Late in the flight, he did something very insightful. He knew it was critical to judge the height at which it was critical to begin raising the nose for landing. If we did it too soon, we would lose lift on the wings and hit hard. If I waited too late -- and I am talking fractions of a second -- we would not be able to reduce our rate of descent enough. He knew he needed to help me judge that height so he began to call out air speed and altitude to assist me in that final, critical judgment. Some seconds before we touched down, I did say to Jeff, "Got any ideas?" He said, "Actually not."
Did you dream about it?
I did some. The first weeks and months there was some of that, but not any more at all. I think I slept maybe an hour or two that first night. We were all greatly affected by PTSD (post traumatic stress disorder). I had distracted thinking. I would try to read a newspaper and end up trying to reread the same sentence five times and then giving up.
I couldn't shut my mind off, especially late at night -- all the what if-ing and second guessing, wondering if we had made the right choices. We didn't know for several months until the investigators had looked at all the data to say that yes, we were right. We could not have made it back to a runway. The river really was the only viable option.
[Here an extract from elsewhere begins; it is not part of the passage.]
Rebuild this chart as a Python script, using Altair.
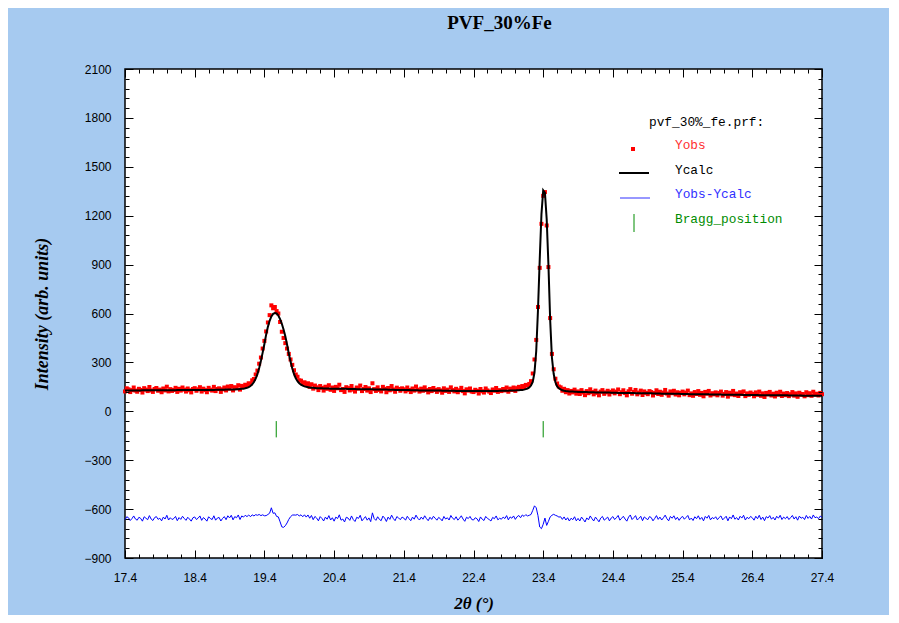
import altair as alt
import pandas as pd

TITLE = "PVF_30%Fe"
LEGEND_TITLE = "pvf_30%_fe.prf:"
LEGEND_LABELS = ["Yobs", "Ycalc", "Yobs-Ycalc", "Bragg_position"]
LEGEND_COLORS = ["#FF3030", "#000000", "#3030FF", "#008C00"]

# 2theta grid: 17.4 .. 27.4, step 0.025 (401 points)
X_START, X_STEP, N_PTS = 17.4, 0.025, 401
X_TICKS = [17.4, 18.4, 19.4, 20.4, 21.4, 22.4, 23.4, 24.4, 25.4, 26.4, 27.4]
Y_TICKS = [-900, -600, -300, 0, 300, 600, 900, 1200, 1500, 1800, 2100]
BRAGG_POS = [19.57, 23.40]
DIFF_OFFSET = -660

ycalc_rows = [
    [128, 128, 128, 128, 128, 128, 128, 128, 128, 128, 129, 129, 129, 129, 129, 129, 129, 129, 129, 129],
    [129, 129, 129, 129, 129, 129, 129, 129, 129, 129, 130, 130, 130, 130, 130, 130, 130, 130, 130, 130],
    [130, 130, 130, 130, 130, 131, 131, 131, 131, 131, 131, 131, 132, 132, 132, 132, 132, 132, 133, 133],
    [133, 133, 134, 134, 135, 136, 137, 138, 139, 141, 144, 148, 155, 165, 180, 200, 228, 265, 310, 360],
    [413, 470, 518, 555, 582, 598, 603, 600, 588, 566, 537, 502, 460, 410, 355, 305, 262, 228, 203, 185],
    [172, 163, 157, 153, 150, 148, 146, 145, 144, 143, 142, 142, 141, 141, 140, 140, 140, 140, 139, 139],
    [139, 139, 139, 138, 138, 138, 138, 138, 137, 137, 137, 137, 137, 136, 136, 136, 136, 136, 135, 135],
    [135, 135, 135, 134, 134, 134, 134, 133, 133, 133, 133, 132, 132, 132, 132, 131, 131, 131, 131, 130],
    [130, 130, 130, 130, 129, 129, 129, 129, 129, 128, 128, 128, 128, 128, 127, 127, 127, 127, 127, 127],
    [127, 127, 126, 126, 126, 126, 126, 126, 126, 126, 125, 125, 125, 125, 125, 125, 125, 125, 125, 125],
    [125, 125, 125, 125, 125, 125, 125, 125, 125, 125, 125, 125, 125, 125, 125, 126, 126, 126, 126, 126],
    [126, 127, 127, 128, 128, 129, 129, 130, 131, 133, 136, 140, 146, 158, 180, 238, 370, 620, 930, 1210],
    [1355, 1340, 1180, 900, 560, 330, 230, 178, 153, 141, 134, 129, 126, 124, 123, 122, 121, 121, 120, 120],
    [119, 119, 119, 118, 118, 118, 117, 117, 117, 117, 116, 116, 116, 116, 115, 115, 115, 115, 115, 114],
    [114, 114, 114, 113, 113, 113, 113, 113, 112, 112, 112, 112, 112, 111, 111, 111, 111, 111, 110, 110],
    [110, 110, 110, 109, 109, 109, 109, 109, 108, 108, 108, 108, 108, 107, 107, 107, 107, 107, 107, 106],
    [106, 106, 106, 106, 105, 105, 105, 105, 105, 105, 104, 104, 104, 104, 104, 104, 103, 103, 103, 103],
    [103, 103, 103, 102, 102, 102, 102, 102, 102, 101, 101, 101, 101, 101, 101, 100, 100, 100, 100, 100],
    [100, 100, 100, 100, 99, 99, 99, 99, 99, 99, 99, 99, 98, 98, 98, 98, 98, 98, 98, 98],
    [98, 97, 97, 97, 97, 97, 97, 97, 97, 96, 96, 96, 96, 96, 96, 96, 96, 96, 96, 96],
    [96],
]

yobs_rows = [
    [122, 141, 135, 118, 130, 146, 127, 120, 138, 131, 115, 142, 133, 124, 149, 128, 119, 137, 143, 126],
    [133, 117, 140, 128, 151, 122, 136, 125, 131, 144, 119, 138, 127, 146, 133, 121, 140, 129, 116, 137],
    [142, 126, 135, 148, 121, 139, 130, 117, 144, 133, 127, 150, 124, 137, 141, 119, 135, 146, 128, 152],
    [139, 155, 128, 148, 142, 160, 133, 156, 150, 163, 158, 172, 168, 190, 198, 226, 250, 292, 330, 385],
    [432, 490, 545, 590, 650, 632, 640, 615, 600, 548, 488, 450, 418, 385, 352, 318, 285, 252, 226, 212],
    [190, 188, 170, 178, 161, 172, 150, 166, 139, 158, 147, 130, 155, 144, 127, 151, 138, 160, 132, 146],
    [125, 150, 141, 163, 130, 137, 119, 148, 142, 128, 155, 133, 121, 146, 139, 158, 124, 137, 149, 127],
    [141, 118, 172, 136, 125, 147, 131, 122, 150, 138, 117, 143, 129, 155, 134, 120, 145, 137, 126, 141],
    [135, 122, 146, 131, 118, 140, 127, 152, 133, 121, 139, 126, 147, 130, 116, 137, 124, 143, 131, 119],
    [136, 128, 114, 141, 125, 133, 119, 147, 130, 122, 138, 117, 129, 144, 124, 110, 135, 127, 140, 121],
    [118, 132, 126, 109, 137, 123, 115, 140, 128, 121, 112, 134, 126, 143, 119, 130, 124, 137, 128, 146],
    [120, 139, 131, 146, 125, 142, 150, 137, 155, 148, 162, 158, 168, 185, 232, 318, 438, 640, 880, 1150],
    [1322, 1345, 1140, 885, 572, 352, 258, 200, 171, 152, 147, 126, 138, 117, 130, 109, 125, 116, 133, 108],
    [122, 106, 130, 115, 99, 124, 111, 135, 118, 104, 127, 113, 98, 121, 130, 107, 116, 126, 103, 119],
    [128, 110, 121, 134, 105, 117, 129, 112, 98, 123, 136, 108, 119, 131, 104, 115, 127, 100, 122, 113],
    [105, 124, 118, 97, 112, 129, 106, 120, 101, 115, 131, 109, 96, 122, 111, 126, 103, 117, 98, 113],
    [121, 104, 115, 127, 99, 110, 95, 118, 106, 124, 101, 113, 92, 119, 108, 125, 97, 111, 104, 116],
    [98, 112, 121, 96, 107, 118, 90, 114, 103, 125, 99, 109, 94, 117, 106, 122, 93, 110, 101, 115],
    [107, 92, 116, 101, 121, 95, 110, 88, 113, 104, 119, 97, 108, 91, 114, 102, 120, 94, 109, 99],
    [112, 93, 105, 118, 96, 110, 89, 114, 101, 106, 92, 117, 99, 111, 95, 120, 103, 108, 97, 113],
    [105],
]

two_theta = [round(X_START + X_STEP * i, 3) for i in range(N_PTS)]
ycalc = [v for row in ycalc_rows for v in row]
yobs = [v for row in yobs_rows for v in row]

df = pd.DataFrame({"tt": two_theta, "yobs": yobs, "ycalc": ycalc})
df["diff"] = df["yobs"] - df["ycalc"] + DIFF_OFFSET
bragg_df = pd.DataFrame({"pos": BRAGG_POS})

x_minor = [round(17.4 + 0.2 * i, 1) for i in range(51)]
y_minor = list(range(-900, 2101, 60))

xs = alt.Scale(domain=[17.4, 27.4], nice=False, zero=False)
ys = alt.Scale(domain=[-900, 2100], nice=False, zero=False)

LABEL_FONT = "Liberation Sans"
MAJ, MIN = 8, 4


def axis(orient, values, size, labels=False, **kw):
    return alt.Axis(
        orient=orient, values=values, tickSize=size, offset=-size,
        domain=False, grid=False, labels=labels, ticks=True,
        tickColor="black", tickWidth=1, zindex=2, **kw
    )


x_bottom = axis(
    "bottom", X_TICKS, MAJ, labels=True, format=".1f",
    labelFont=LABEL_FONT, labelFontSize=12, labelColor="black",
    labelPadding=14, labelFlush=False, labelOverlap=False,
    title="2θ (°)", titleFont="Liberation Serif", titleFontSize=17,
    titleFontWeight="bold", titleFontStyle="italic", titleColor="black",
    titlePadding=12,
)
y_left = axis(
    "left", Y_TICKS, MAJ, labels=True, format="d",
    labelFont=LABEL_FONT, labelFontSize=12, labelColor="black",
    labelPadding=14, labelOverlap=False,
    title="Intensity (arb. units)", titleFont="Liberation Serif",
    titleFontSize=18, titleFontWeight="bold", titleFontStyle="italic",
    titleColor="black", titlePadding=32,
)

base = alt.Chart(df)


def carrier(xa, ya):
    return base.mark_point(opacity=0, size=1).encode(
        x=alt.X("tt:Q", scale=xs, axis=xa),
        y=alt.Y("yobs:Q", scale=ys, axis=ya),
    )


carriers = [
    carrier(x_bottom, y_left),
    carrier(axis("bottom", x_minor, MIN, title=None), axis("left", y_minor, MIN, title=None)),
    carrier(axis("top", X_TICKS, MAJ, title=None), axis("right", Y_TICKS, MAJ, title=None)),
    carrier(axis("top", x_minor, MIN, title=None), axis("right", y_minor, MIN, title=None)),
]

obs = base.mark_square(size=16, color="#FF0000", opacity=1).encode(
    x=alt.X("tt:Q", scale=xs, axis=None),
    y=alt.Y("yobs:Q", scale=ys, axis=None),
)
calc = base.mark_line(color="black", strokeWidth=2).encode(
    x=alt.X("tt:Q", scale=xs, axis=None),
    y=alt.Y("ycalc:Q", scale=ys, axis=None),
)
diff = base.mark_line(color="#0000FF", strokeWidth=1).encode(
    x=alt.X("tt:Q", scale=xs, axis=None),
    y=alt.Y("diff:Q", scale=ys, axis=None),
)
bragg = alt.Chart(bragg_df).mark_rule(color="#008C00", strokeWidth=1).encode(
    x=alt.X("pos:Q", scale=xs, axis=None),
    y=alt.YDatum(-60, scale=ys, axis=None),
    y2=alt.Y2Datum(-160),
)

# Legend (inside the plot, top right)
LEG_FONT = "Liberation Mono"
LEG_SIZE = 12.8
leg_title = alt.Chart(pd.DataFrame({"t": [LEGEND_TITLE]})).mark_text(
    align="left", baseline="middle", font=LEG_FONT, fontSize=LEG_SIZE, color="black"
).encode(text="t:N", x=alt.value(524), y=alt.value(53))

leg_rows_y = [76, 101, 125, 150]
leg_texts = [
    alt.Chart(pd.DataFrame({"t": [lab]})).mark_text(
        align="left", baseline="middle", font=LEG_FONT, fontSize=LEG_SIZE, color=col
    ).encode(text="t:N", x=alt.value(550), y=alt.value(yy))
    for lab, col, yy in zip(LEGEND_LABELS, LEGEND_COLORS, leg_rows_y)
]
one = pd.DataFrame({"k": [0]})
leg_sym_obs = alt.Chart(one).mark_square(size=16, color="#FF0000", opacity=1).encode(
    x=alt.value(508), y=alt.value(80)
)
leg_sym_calc = alt.Chart(one).mark_rule(color="black", strokeWidth=2).encode(
    x=alt.value(494), x2=alt.value(524), y=alt.value(104)
)
leg_sym_diff = alt.Chart(one).mark_rule(color="#3030FF", strokeWidth=1).encode(
    x=alt.value(495), x2=alt.value(525), y=alt.value(129)
)
leg_sym_bragg = alt.Chart(one).mark_rule(color="#008C00", strokeWidth=1).encode(
    x=alt.value(509), y=alt.value(145), y2=alt.value(163)
)

chart = alt.layer(
    *carriers, obs, calc, diff, bragg,
    leg_title, *leg_texts, leg_sym_obs, leg_sym_calc, leg_sym_diff, leg_sym_bragg,
).resolve_axis(
    x="independent", y="independent"
).properties(
    width=697,
    height=489,
    autosize=alt.AutoSizeParams(type="none"),
    padding={"left": 117, "top": 61, "right": 67, "bottom": 57},
    background="#A6CAF0",
    title=alt.TitleParams(
        TITLE, font="Liberation Serif", fontSize=19, fontWeight="bold",
        color="black", anchor="middle", dx=26, offset=30,
    ),
).configure_view(
    fill="white", stroke="black", strokeWidth=1.5
)

chart.save("out.html", embed_options={"renderer": "svg", "actions": False})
Would cockpit design have made any difference to the outcome of the emergency landing? Do you think there should be a standard design for commercial airlines?
Not in this case, I don't think. There certainly are big differences in the design philosophy and the kinds of cockpits the major manufacturers have created. Boeing and Airbus, which are now the two largest, have taken very different approaches.
We have to realize we operate in a human and technology system and each must do their part well. We must assign appropriate roles to the technology and to the human pilots and make sure it works well in normal conditions and in emergency and abnormal conditions so that crews can quickly and effectively intervene when things go horribly wrong.
I know you have retired but do you still pilot your own plane or others?
I don't own a plane, but I've been able to rent some nice airplanes to use for short-range business trips and for family trips. I do enjoy it. It's something that is very convenient and still gives me a lot of satisfaction. Airplanes are really amazing and fun machines. That part of it I still love. It has been a lifelong passion, literally, since I was 5 years old. I read everything I could. It really was an absorbing passion to know as much about it and be the most complete, expert pilot I could.
Do you think flying is as safe today with all the cuts as it was when you first became a pilot?
It is much more safe. We have done so many things right over the last 30 or 40 years. We have made commercial aviation in many parts of the world ultrasafe. The last passenger fatality on a large U.S. jet airliner was in November 2001, so it's been over a decade.
Now it's not true of the regional carriers. They have not yet achieved what we call "one level of safety" across the board. That is not to say there isn't much work to be done. We have gotten to the point where we can no longer define safety solely as the absence of accidents. We have to go beyond that and be more proactive and not just wait until we have killed someone to begin to make changes.
Right now, in some important ways, we are not doing the best that we know how to do. The air travel industry is under such great cost pressure. It's so competitive. I mean, they are literally taking less water on the airplane to make it lighter to burn less fuel. They are taking blankets and pillows off the airplanes to make it lighter and less costly to have to clean them. They are making the seats closer together to cram more people in to make it more profitable. In many ways, the pilot's training is now at the absolute regulatory minimum.
Everything is being affected by cost. I wish we did a better job of realizing there is a strong business case for quality and safety in anything but the shortest term. Safety always pays for itself. Building quality and safety into the culture of your organization saves money in the long run.